Re: parquet sync up today at 10PT (in 1 hour)

Posted by Julien Le Dem <ju...@dremio.com>.
 Attendees/agenda:
Zoltan (Cloudera):
 - Parquet tools questions
Piyush (Twitter):
 - planning on encoding optimization
Uwe:
 - release parquet-cpp
 - license/notice questions
Wes (twosigma):
 - working on arrow
 - helping with the parquet-cpp release
Deepak (HP/Vertica):
 - read/write parquet-cpp
 - discuss. statistics PARQUET-686. timestamps/...
Ryan (Netflix):
 - 1.9.0 release out.
 - statistics
Julien (Dremio):
 - Parquet-Arrow integration

Notes:
Parquet-tools:
 - when missing hadoop jars on the class path => bad error message
   - 1.6 used to bundle hadoop
   - 1.9 requires adding hadoop classpath
 - Ryan has new new CLI tool

Parquet cpp release:
 - need to put mentions in NOTICE files
   - merge script came from the Spark project (Apache 2 License)
   - some code came from Impala (Apache 2 License)
 - Need to track the files imported from impala
   - Wes to document.
   - Zoltan to look into moving copyright to NOTICE

Statistics:
 - Revisit signed/unsigned stats approach
 - instead add information on how the min/man got obtained. (Collation)
 - collation should follow a standard.
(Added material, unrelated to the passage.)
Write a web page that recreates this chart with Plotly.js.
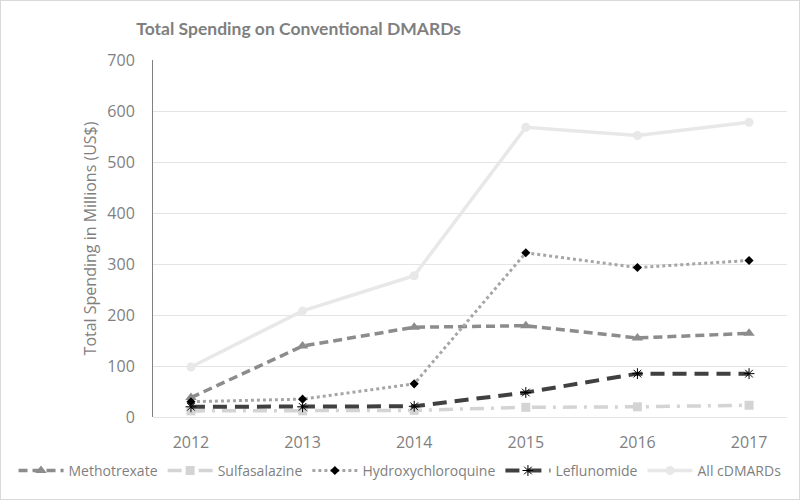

We’re going to implement only a
subset.
 - JIRA PARQUET-686

int96:
 - deprecate write of int96 (Ryan to look into it)

New Encodings/compression:
 - brotli compression. => 20% decrease in size. 25% increase in encoding
time. other settings: 15%/12% (compared to gzip). Ryan to update the PR.
    - need cpp integration as well. Uwe
 - PARQUET-682: specify encoding per column. Piyush to update PR



On Thu, Nov 10, 2016 at 10:00 AM, Julien Le Dem <ju...@dremio.com> wrote:

> starting now
> https://hangouts.google.com/hangouts/_/dremio.com/parquet-sync-up
>
> On Thu, Nov 10, 2016 at 8:51 AM, Julien Le Dem <ju...@dremio.com> wrote:
>
>> Reminder that the Parquet Sync up will be in 1h at 10am PT on hangout:
>> https://hangouts.google.com/hangouts/_/dremio.com/parquet-sync-up
>>
>> --
>> Julien
>>
>
>
>
> --
> Julien
>



-- 
Julien

Re: parquet sync up today at 10PT (in 1 hour)

Posted by Julien Le Dem <ju...@dremio.com>.
starting now
https://hangouts.google.com/hangouts/_/dremio.com/parquet-sync-up

On Thu, Nov 10, 2016 at 8:51 AM, Julien Le Dem <ju...@dremio.com> wrote:

> Reminder that the Parquet Sync up will be in 1h at 10am PT on hangout:
> https://hangouts.google.com/hangouts/_/dremio.com/parquet-sync-up
>
> --
> Julien
>



-- 
Julien